__Raw data__:
************

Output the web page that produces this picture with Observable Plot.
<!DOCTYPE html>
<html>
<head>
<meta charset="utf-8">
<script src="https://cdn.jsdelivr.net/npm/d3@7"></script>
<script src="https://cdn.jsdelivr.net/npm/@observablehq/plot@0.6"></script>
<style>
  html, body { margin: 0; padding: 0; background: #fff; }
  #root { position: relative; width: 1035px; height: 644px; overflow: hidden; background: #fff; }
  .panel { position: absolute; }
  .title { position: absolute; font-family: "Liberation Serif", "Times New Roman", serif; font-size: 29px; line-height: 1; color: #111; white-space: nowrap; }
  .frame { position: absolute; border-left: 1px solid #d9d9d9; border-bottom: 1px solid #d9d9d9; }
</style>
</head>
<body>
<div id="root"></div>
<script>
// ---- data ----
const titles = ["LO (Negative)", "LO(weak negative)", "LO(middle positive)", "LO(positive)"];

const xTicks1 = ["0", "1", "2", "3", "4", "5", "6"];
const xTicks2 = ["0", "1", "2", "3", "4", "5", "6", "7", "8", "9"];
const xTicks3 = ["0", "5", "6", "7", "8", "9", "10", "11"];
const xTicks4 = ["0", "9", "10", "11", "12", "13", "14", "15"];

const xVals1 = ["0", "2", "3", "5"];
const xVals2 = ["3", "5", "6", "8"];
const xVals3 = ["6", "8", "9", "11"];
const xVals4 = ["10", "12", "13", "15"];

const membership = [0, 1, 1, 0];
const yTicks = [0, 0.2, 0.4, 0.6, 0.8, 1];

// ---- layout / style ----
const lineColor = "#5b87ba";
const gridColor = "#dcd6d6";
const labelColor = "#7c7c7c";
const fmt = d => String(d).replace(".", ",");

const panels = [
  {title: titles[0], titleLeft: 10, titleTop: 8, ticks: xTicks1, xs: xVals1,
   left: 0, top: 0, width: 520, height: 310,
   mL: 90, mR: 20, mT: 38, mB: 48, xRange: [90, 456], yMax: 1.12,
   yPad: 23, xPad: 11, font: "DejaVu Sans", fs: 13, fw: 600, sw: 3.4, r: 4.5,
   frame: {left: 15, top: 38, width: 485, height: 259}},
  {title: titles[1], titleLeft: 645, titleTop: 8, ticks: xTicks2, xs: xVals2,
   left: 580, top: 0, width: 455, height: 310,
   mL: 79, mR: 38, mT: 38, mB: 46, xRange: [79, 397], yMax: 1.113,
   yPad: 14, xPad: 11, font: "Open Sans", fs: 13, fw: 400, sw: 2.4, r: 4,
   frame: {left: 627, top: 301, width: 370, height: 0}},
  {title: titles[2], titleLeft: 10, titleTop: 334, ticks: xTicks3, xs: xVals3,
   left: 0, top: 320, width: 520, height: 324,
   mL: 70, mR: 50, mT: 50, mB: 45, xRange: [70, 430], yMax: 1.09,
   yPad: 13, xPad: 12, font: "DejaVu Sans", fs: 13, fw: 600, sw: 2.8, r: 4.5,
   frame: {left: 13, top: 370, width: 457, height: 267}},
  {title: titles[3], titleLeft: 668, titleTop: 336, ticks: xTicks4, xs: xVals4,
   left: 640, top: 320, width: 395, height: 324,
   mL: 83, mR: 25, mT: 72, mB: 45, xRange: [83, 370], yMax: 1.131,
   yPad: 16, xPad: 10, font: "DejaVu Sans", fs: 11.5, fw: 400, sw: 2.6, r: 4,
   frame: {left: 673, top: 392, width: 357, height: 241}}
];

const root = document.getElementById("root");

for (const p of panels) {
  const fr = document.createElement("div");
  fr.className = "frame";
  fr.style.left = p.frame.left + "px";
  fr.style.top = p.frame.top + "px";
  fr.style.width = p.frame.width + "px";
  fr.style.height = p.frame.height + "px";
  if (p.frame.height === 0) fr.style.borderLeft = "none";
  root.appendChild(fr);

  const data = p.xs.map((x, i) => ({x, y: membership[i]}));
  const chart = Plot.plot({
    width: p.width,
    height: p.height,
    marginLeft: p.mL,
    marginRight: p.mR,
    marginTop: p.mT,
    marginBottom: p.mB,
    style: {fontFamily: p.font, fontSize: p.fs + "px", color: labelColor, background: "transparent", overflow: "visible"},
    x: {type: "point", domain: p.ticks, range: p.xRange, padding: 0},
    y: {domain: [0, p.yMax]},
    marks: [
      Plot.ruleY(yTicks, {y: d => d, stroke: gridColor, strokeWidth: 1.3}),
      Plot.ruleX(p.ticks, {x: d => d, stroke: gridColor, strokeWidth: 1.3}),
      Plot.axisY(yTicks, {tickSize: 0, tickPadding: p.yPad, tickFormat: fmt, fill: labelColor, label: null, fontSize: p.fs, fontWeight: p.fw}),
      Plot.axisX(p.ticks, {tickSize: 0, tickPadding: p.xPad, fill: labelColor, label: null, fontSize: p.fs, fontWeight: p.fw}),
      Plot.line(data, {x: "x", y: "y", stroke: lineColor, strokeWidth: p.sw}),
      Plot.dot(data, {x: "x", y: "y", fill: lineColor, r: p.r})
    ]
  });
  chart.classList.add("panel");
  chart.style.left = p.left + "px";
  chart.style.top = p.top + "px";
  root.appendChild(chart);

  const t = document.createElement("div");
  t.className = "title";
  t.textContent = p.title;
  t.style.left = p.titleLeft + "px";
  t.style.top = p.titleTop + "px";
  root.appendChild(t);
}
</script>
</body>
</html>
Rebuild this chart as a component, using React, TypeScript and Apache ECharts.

************

__Set exercise__:
Your output must be the lines of the material above, from the first through the line that contains "const fmt = d", copied exactly. Include both endpoints and nothing else.

__Result for this task__:
Output the web page that produces this picture with Observable Plot.
<!DOCTYPE html>
<html>
<head>
<meta charset="utf-8">
<script src="https://cdn.jsdelivr.net/npm/d3@7"></script>
<script src="https://cdn.jsdelivr.net/npm/@observablehq/plot@0.6"></script>
<style>
  html, body { margin: 0; padding: 0; background: #fff; }
  #root { position: relative; width: 1035px; height: 644px; overflow: hidden; background: #fff; }
  .panel { position: absolute; }
  .title { position: absolute; font-family: "Liberation Serif", "Times New Roman", serif; font-size: 29px; line-height: 1; color: #111; white-space: nowrap; }
  .frame { position: absolute; border-left: 1px solid #d9d9d9; border-bottom: 1px solid #d9d9d9; }
</style>
</head>
<body>
<div id="root"></div>
<script>
// ---- data ----
const titles = ["LO (Negative)", "LO(weak negative)", "LO(middle positive)", "LO(positive)"];

const xTicks1 = ["0", "1", "2", "3", "4", "5", "6"];
const xTicks2 = ["0", "1", "2", "3", "4", "5", "6", "7", "8", "9"];
const xTicks3 = ["0", "5", "6", "7", "8", "9", "10", "11"];
const xTicks4 = ["0", "9", "10", "11", "12", "13", "14", "15"];

const xVals1 = ["0", "2", "3", "5"];
const xVals2 = ["3", "5", "6", "8"];
const xVals3 = ["6", "8", "9", "11"];
const xVals4 = ["10", "12", "13", "15"];

const membership = [0, 1, 1, 0];
const yTicks = [0, 0.2, 0.4, 0.6, 0.8, 1];

// ---- layout / style ----
const lineColor = "#5b87ba";
const gridColor = "#dcd6d6";
const labelColor = "#7c7c7c";
const fmt = d => String(d).replace(".", ",");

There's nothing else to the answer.